**WHAT NEEDS TO BE DONE**
All of the lines below are to be transcribed faithfully, with pictures excluded from the copy.

**DATA**
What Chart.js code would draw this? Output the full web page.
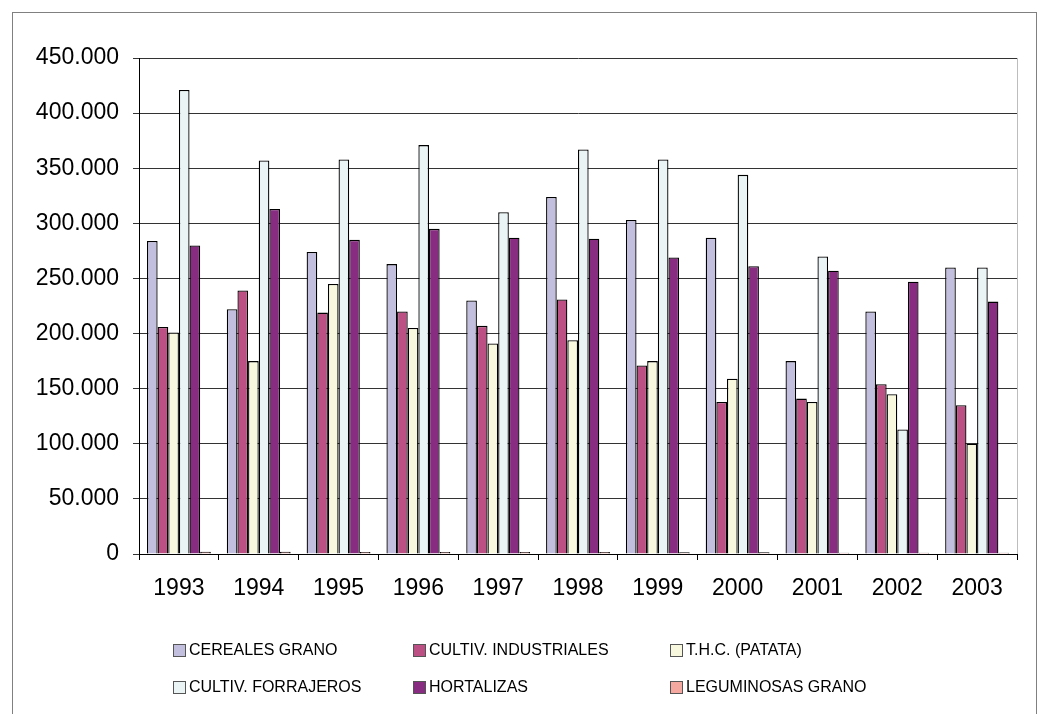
<!DOCTYPE html>
<html>
<head>
<meta charset="utf-8">
<script src="https://cdn.jsdelivr.net/npm/chart.js@4/dist/chart.umd.min.js"></script>
<style>
  html, body { margin: 0; padding: 0; background: #fff; }
  #wrap { width: 1045px; height: 714px; position: relative; }
</style>
</head>
<body>
<div id="wrap"><canvas id="c" width="1045" height="714"></canvas></div>
<script>
const years = ['1993','1994','1995','1996','1997','1998','1999','2000','2001','2002','2003'];
const cereales     = [284000, 222000, 274000, 263000, 230000, 324000, 303000, 287000, 175000, 220000, 260000];
const industriales = [206000, 239000, 219000, 220000, 207000, 231000, 171000, 138000, 141000, 154000, 135000];
const patata       = [201000, 175000, 245000, 205000, 191000, 194000, 175000, 159000, 138000, 145000, 100000];
const forrajeros   = [421000, 357000, 358000, 371000, 310000, 367000, 358000, 344000, 270000, 113000, 260000];
const hortalizas   = [280000, 313000, 285000, 295000, 287000, 286000, 269000, 261000, 257000, 247000, 229000];
const leguminosas  = [2000, 2000, 1800, 1800, 1800, 1800, 1500, 1500, 1200, 1200, 1200];
const seriesNames  = ['CEREALES GRANO', 'CULTIV. INDUSTRIALES', 'T.H.C. (PATATA)', 'CULTIV. FORRAJEROS', 'HORTALIZAS', 'LEGUMINOSAS GRANO'];
const yTickMax = 450000;
const yTickStep = 50000;

const colors = ['#C2BEDE', '#BC5085', '#F8F8DE', '#EAF4F5', '#872C81', '#F4A8A0'];
const seriesData = [cereales, industriales, patata, forrajeros, hortalizas, leguminosas];

const FONT = "'Liberation Sans', Arial, sans-serif";

function fmt(v) {
  if (v === 0) return '0';
  return String(v).replace(/\B(?=(\d{3})+(?!\d))/g, '.');
}

const framePlugin = {
  id: 'frame',
  beforeDraw(chart) {
    const ctx = chart.ctx;
    ctx.save();
    ctx.fillStyle = '#fff';
    ctx.fillRect(0, 0, chart.width, chart.height);
    ctx.strokeStyle = '#808080';
    ctx.lineWidth = 1;
    ctx.strokeRect(12.5, 12.5, chart.width - 21, chart.height + 20);
    ctx.restore();
  },
  afterDatasetsDraw(chart) {
    const ctx = chart.ctx;
    const a = chart.chartArea;
    ctx.save();
    ctx.strokeStyle = '#bdbdbd';
    ctx.lineWidth = 1;
    ctx.beginPath();
    ctx.moveTo(Math.round(a.right) + 0.5, a.top);
    ctx.lineTo(Math.round(a.right) + 0.5, a.bottom);
    ctx.stroke();
    ctx.restore();
  }
};

const legendPlugin = {
  id: 'gridLegend',
  afterDraw(chart) {
    const ctx = chart.ctx;
    const colX = [173, 413, 670];
    const rowY = [651, 688];
    ctx.save();
    ctx.font = '16px ' + FONT;
    ctx.textBaseline = 'middle';
    ctx.textAlign = 'left';
    chart.data.datasets.forEach((ds, i) => {
      const x = colX[i % 3];
      const y = rowY[Math.floor(i / 3)];
      ctx.fillStyle = ds.backgroundColor;
      ctx.fillRect(x, y - 7, 13, 13);
      ctx.strokeStyle = '#555';
      ctx.lineWidth = 1;
      ctx.strokeRect(x + 0.5, y - 6.5, 12, 12);
      ctx.fillStyle = '#000';
      ctx.fillText(ds.label, x + 16, y);
    });
    ctx.restore();
  }
};

new Chart(document.getElementById('c'), {
  type: 'bar',
  data: {
    labels: years,
    datasets: seriesData.map((d, i) => ({
      label: seriesNames[i],
      data: d,
      backgroundColor: colors[i],
      borderColor: '#000',
      borderWidth: 1.3,
      categoryPercentage: 0.8,
      barPercentage: 1.0
    }))
  },
  options: {
    responsive: false,
    animation: false,
    devicePixelRatio: 1,
    layout: { padding: { left: 12, right: 28, top: 58, bottom: 100 } },
    plugins: {
      legend: { display: false },
      tooltip: { enabled: false }
    },
    scales: {
      x: {
        offset: true,
        grid: { display: true, drawOnChartArea: false, drawTicks: true, tickLength: 6, color: '#000', offset: true },
        border: { color: '#000', width: 1 },
        ticks: { color: '#000', font: { family: FONT, size: 23 }, padding: 15, maxRotation: 0 },
        afterFit(scale) { scale.height = 60; }
      },
      y: {
        min: 0,
        max: yTickMax,
        grid: { color: '#333', lineWidth: 1, tickLength: 6, drawTicks: true },
        border: { color: '#000', width: 1 },
        ticks: { stepSize: yTickStep, color: '#000', font: { family: FONT, size: 23 }, padding: 14, callback: (v) => fmt(v) },
        afterFit(scale) { scale.width = 127; }
      }
    }
  },
  plugins: [framePlugin, legendPlugin]
});
</script>
</body>
</html>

**THE RESULT**
What Chart.js code would draw this? Output the full web page.
<!DOCTYPE html>
<html>
<head>
<meta charset="utf-8">
<script src="https://cdn.jsdelivr.net/npm/chart.js@4/dist/chart.umd.min.js"></script>
<style>
  html, body { margin: 0; padding: 0; background: #fff; }
  #wrap { width: 1045px; height: 714px; position: relative; }
</style>
</head>
<body>
<div id="wrap"><canvas id="c" width="1045" height="714"></canvas></div>
<script>
const years = ['1993','1994','1995','1996','1997','1998','1999','2000','2001','2002','2003'];
const cereales     = [284000, 222000, 274000, 263000, 230000, 324000, 303000, 287000, 175000, 220000, 260000];
const industriales = [206000, 239000, 219000, 220000, 207000, 231000, 171000, 138000, 141000, 154000, 135000];
const patata       = [201000, 175000, 245000, 205000, 191000, 194000, 175000, 159000, 138000, 145000, 100000];
const forrajeros   = [421000, 357000, 358000, 371000, 310000, 367000, 358000, 344000, 270000, 113000, 260000];
const hortalizas   = [280000, 313000, 285000, 295000, 287000, 286000, 269000, 261000, 257000, 247000, 229000];
const leguminosas  = [2000, 2000, 1800, 1800, 1800, 1800, 1500, 1500, 1200, 1200, 1200];
const seriesNames  = ['CEREALES GRANO', 'CULTIV. INDUSTRIALES', 'T.H.C. (PATATA)', 'CULTIV. FORRAJEROS', 'HORTALIZAS', 'LEGUMINOSAS GRANO'];
const yTickMax = 450000;
const yTickStep = 50000;

const colors = ['#C2BEDE', '#BC5085', '#F8F8DE', '#EAF4F5', '#872C81', '#F4A8A0'];
const seriesData = [cereales, industriales, patata, forrajeros, hortalizas, leguminosas];

const FONT = "'Liberation Sans', Arial, sans-serif";

function fmt(v) {
  if (v === 0) return '0';
  return String(v).replace(/\B(?=(\d{3})+(?!\d))/g, '.');
}

const framePlugin = {
  id: 'frame',
  beforeDraw(chart) {
    const ctx = chart.ctx;
    ctx.save();
    ctx.fillStyle = '#fff';
    ctx.fillRect(0, 0, chart.width, chart.height);
    ctx.strokeStyle = '#808080';
    ctx.lineWidth = 1;
    ctx.strokeRect(12.5, 12.5, chart.width - 21, chart.height + 20);
    ctx.restore();
  },
  afterDatasetsDraw(chart) {
    const ctx = chart.ctx;
    const a = chart.chartArea;
    ctx.save();
    ctx.strokeStyle = '#bdbdbd';
    ctx.lineWidth = 1;
    ctx.beginPath();
    ctx.moveTo(Math.round(a.right) + 0.5, a.top);
    ctx.lineTo(Math.round(a.right) + 0.5, a.bottom);
    ctx.stroke();
    ctx.restore();
  }
};

const legendPlugin = {
  id: 'gridLegend',
  afterDraw(chart) {
    const ctx = chart.ctx;
    const colX = [173, 413, 670];
    const rowY = [651, 688];
    ctx.save();
    ctx.font = '16px ' + FONT;
    ctx.textBaseline = 'middle';
    ctx.textAlign = 'left';
    chart.data.datasets.forEach((ds, i) => {
      const x = colX[i % 3];
      const y = rowY[Math.floor(i / 3)];
      ctx.fillStyle = ds.backgroundColor;
      ctx.fillRect(x, y - 7, 13, 13);
      ctx.strokeStyle = '#555';
      ctx.lineWidth = 1;
      ctx.strokeRect(x + 0.5, y - 6.5, 12, 12);
      ctx.fillStyle = '#000';
      ctx.fillText(ds.label, x + 16, y);
    });
    ctx.restore();
  }
};

new Chart(document.getElementById('c'), {
  type: 'bar',
  data: {
    labels: years,
    datasets: seriesData.map((d, i) => ({
      label: seriesNames[i],
      data: d,
      backgroundColor: colors[i],
      borderColor: '#000',
      borderWidth: 1.3,
      categoryPercentage: 0.8,
      barPercentage: 1.0
    }))
  },
  options: {
    responsive: false,
    animation: false,
    devicePixelRatio: 1,
    layout: { padding: { left: 12, right: 28, top: 58, bottom: 100 } },
    plugins: {
      legend: { display: false },
      tooltip: { enabled: false }
    },
    scales: {
      x: {
        offset: true,
        grid: { display: true, drawOnChartArea: false, drawTicks: true, tickLength: 6, color: '#000', offset: true },
        border: { color: '#000', width: 1 },
        ticks: { color: '#000', font: { family: FONT, size: 23 }, padding: 15, maxRotation: 0 },
        afterFit(scale) { scale.height = 60; }
      },
      y: {
        min: 0,
        max: yTickMax,
        grid: { color: '#333', lineWidth: 1, tickLength: 6, drawTicks: true },
        border: { color: '#000', width: 1 },
        ticks: { stepSize: yTickStep, color: '#000', font: { family: FONT, size: 23 }, padding: 14, callback: (v) => fmt(v) },
        afterFit(scale) { scale.width = 127; }
      }
    }
  },
  plugins: [framePlugin, legendPlugin]
});
</script>
</body>
</html>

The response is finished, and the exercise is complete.